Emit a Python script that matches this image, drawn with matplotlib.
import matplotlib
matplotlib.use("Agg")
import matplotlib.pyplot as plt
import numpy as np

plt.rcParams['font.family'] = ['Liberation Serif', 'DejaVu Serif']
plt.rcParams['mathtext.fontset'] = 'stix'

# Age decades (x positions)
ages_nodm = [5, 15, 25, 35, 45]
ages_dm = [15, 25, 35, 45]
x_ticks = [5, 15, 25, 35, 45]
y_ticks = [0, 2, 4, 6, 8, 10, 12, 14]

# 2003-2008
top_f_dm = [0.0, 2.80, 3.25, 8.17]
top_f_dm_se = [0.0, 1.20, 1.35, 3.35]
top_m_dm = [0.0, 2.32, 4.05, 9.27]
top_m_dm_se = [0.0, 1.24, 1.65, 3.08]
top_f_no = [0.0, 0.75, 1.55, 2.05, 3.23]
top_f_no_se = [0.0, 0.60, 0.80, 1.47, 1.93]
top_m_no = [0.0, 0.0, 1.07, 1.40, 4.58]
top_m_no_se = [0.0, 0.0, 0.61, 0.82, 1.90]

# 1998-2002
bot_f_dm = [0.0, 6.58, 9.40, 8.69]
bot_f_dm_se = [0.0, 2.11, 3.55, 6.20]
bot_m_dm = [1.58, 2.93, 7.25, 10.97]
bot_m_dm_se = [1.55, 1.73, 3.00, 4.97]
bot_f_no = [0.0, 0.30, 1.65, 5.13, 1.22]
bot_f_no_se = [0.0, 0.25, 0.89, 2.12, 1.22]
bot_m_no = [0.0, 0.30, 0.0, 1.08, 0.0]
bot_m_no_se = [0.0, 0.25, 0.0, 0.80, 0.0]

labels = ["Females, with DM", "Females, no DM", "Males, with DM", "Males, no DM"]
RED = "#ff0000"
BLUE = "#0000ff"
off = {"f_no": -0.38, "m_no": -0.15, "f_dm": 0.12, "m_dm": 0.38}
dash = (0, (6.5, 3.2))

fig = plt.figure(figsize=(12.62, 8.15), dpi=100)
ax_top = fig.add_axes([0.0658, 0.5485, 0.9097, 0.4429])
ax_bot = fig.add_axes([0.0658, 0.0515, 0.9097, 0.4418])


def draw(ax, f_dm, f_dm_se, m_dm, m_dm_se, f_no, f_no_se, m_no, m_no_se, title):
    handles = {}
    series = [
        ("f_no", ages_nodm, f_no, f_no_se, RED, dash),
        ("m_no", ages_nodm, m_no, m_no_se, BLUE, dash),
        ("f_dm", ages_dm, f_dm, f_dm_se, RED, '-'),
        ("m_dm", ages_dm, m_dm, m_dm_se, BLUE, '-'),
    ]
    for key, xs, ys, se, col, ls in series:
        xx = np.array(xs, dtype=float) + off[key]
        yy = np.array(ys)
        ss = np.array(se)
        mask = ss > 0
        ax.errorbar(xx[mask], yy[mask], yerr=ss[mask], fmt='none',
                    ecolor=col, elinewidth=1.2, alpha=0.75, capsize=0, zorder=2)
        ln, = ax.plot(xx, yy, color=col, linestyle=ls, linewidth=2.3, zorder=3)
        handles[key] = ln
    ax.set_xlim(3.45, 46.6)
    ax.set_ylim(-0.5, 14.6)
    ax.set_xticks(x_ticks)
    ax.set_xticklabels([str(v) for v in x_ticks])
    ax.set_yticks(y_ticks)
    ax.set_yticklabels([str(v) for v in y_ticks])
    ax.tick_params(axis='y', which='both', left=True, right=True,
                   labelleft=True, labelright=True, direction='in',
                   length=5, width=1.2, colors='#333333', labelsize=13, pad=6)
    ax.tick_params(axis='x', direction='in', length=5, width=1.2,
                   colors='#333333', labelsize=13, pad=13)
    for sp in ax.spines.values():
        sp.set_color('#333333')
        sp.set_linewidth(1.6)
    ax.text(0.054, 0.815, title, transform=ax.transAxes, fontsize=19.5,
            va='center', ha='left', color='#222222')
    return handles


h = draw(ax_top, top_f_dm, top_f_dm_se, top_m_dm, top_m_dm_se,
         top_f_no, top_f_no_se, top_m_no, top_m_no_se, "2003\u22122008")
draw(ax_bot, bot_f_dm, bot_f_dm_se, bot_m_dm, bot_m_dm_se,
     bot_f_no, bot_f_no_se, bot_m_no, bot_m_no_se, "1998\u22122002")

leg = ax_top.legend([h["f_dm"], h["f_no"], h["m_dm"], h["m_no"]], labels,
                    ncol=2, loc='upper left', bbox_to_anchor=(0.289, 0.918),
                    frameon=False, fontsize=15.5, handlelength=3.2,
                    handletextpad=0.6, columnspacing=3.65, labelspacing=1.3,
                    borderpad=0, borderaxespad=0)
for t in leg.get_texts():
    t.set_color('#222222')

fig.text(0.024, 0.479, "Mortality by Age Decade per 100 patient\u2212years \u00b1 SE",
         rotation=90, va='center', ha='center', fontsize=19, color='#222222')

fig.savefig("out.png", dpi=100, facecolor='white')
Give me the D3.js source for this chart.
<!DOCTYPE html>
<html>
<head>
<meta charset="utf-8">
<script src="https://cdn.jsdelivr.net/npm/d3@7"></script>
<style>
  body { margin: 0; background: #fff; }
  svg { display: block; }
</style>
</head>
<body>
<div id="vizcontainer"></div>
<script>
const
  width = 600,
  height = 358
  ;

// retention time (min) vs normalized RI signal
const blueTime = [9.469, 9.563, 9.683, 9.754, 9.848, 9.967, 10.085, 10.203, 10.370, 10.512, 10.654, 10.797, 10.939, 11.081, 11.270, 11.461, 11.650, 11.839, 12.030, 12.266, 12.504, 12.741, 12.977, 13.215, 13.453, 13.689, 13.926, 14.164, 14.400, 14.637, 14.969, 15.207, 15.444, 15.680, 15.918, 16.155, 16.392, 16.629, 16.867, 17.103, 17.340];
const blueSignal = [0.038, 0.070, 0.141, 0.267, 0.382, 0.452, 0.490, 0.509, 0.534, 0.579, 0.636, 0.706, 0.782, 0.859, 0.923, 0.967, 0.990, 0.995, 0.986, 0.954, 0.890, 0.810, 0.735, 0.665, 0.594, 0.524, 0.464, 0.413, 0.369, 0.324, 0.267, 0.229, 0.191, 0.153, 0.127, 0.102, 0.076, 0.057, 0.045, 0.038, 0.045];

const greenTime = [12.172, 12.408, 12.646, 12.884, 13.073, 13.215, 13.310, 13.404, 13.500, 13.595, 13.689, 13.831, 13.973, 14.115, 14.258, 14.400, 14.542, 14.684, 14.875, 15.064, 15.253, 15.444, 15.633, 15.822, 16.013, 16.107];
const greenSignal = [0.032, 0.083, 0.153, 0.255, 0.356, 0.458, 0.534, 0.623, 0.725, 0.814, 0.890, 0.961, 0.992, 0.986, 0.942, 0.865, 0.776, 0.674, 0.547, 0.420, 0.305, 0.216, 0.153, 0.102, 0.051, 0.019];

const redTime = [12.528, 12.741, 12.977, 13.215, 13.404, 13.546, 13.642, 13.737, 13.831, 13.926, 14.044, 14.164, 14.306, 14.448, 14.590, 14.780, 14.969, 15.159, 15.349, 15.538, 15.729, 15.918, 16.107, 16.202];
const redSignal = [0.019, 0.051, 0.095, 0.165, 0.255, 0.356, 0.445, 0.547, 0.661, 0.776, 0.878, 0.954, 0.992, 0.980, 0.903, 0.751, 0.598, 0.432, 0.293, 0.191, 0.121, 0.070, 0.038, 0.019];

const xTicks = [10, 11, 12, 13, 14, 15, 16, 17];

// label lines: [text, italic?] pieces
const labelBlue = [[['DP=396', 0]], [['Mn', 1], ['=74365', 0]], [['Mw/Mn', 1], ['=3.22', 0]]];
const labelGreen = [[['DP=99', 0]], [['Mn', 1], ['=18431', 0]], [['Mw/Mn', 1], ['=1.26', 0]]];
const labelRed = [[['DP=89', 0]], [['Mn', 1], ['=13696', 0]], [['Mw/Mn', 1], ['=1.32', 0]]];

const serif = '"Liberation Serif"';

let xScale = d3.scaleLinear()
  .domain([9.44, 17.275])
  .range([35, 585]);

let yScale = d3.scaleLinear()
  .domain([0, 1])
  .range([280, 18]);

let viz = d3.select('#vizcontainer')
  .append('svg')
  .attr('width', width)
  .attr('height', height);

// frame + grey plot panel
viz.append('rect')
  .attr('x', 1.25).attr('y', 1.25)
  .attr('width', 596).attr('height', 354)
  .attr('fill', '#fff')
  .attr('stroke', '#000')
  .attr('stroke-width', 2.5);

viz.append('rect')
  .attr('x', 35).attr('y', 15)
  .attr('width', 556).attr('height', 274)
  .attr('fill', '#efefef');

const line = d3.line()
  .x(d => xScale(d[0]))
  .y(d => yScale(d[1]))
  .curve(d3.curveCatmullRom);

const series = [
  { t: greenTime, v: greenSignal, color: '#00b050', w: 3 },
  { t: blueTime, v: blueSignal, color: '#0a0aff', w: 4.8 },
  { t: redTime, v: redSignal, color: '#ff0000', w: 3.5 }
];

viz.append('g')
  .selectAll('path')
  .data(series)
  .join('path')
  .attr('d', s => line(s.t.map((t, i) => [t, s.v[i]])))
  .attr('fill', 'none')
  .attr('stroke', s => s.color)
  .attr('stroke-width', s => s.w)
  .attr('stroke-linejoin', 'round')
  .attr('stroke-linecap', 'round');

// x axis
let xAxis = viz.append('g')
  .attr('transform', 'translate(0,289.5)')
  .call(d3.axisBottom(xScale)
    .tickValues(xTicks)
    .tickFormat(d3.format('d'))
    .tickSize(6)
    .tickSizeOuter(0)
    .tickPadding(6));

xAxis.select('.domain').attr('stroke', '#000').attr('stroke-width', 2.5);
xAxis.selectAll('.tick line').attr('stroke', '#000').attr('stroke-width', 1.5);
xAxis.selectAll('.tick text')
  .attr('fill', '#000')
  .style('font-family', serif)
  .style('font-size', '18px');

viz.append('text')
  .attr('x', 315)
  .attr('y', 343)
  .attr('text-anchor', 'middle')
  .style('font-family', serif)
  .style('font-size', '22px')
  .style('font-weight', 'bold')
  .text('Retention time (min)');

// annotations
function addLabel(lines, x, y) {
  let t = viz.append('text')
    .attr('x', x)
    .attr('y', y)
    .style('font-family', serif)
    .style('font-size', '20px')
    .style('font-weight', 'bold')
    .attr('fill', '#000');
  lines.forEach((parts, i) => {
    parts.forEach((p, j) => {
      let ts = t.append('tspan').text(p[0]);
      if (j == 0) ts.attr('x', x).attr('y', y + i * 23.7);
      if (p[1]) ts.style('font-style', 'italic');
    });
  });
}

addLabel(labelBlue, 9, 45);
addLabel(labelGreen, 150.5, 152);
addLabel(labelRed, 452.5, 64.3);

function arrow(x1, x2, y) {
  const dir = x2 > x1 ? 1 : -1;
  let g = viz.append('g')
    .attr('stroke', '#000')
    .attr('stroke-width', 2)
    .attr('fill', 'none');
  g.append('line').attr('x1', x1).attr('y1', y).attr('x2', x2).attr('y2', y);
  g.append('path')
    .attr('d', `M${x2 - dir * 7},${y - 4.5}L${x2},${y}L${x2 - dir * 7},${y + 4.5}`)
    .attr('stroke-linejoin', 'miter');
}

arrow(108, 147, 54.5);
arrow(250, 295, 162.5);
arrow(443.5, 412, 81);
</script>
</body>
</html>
.....
### What to work on
Identify all lines in the records above with the word "matplotlib".

### Task answer
Emit a Python script that matches this image, drawn with matplotlib.
import matplotlib
matplotlib.use("Agg")
import matplotlib.pyplot as plt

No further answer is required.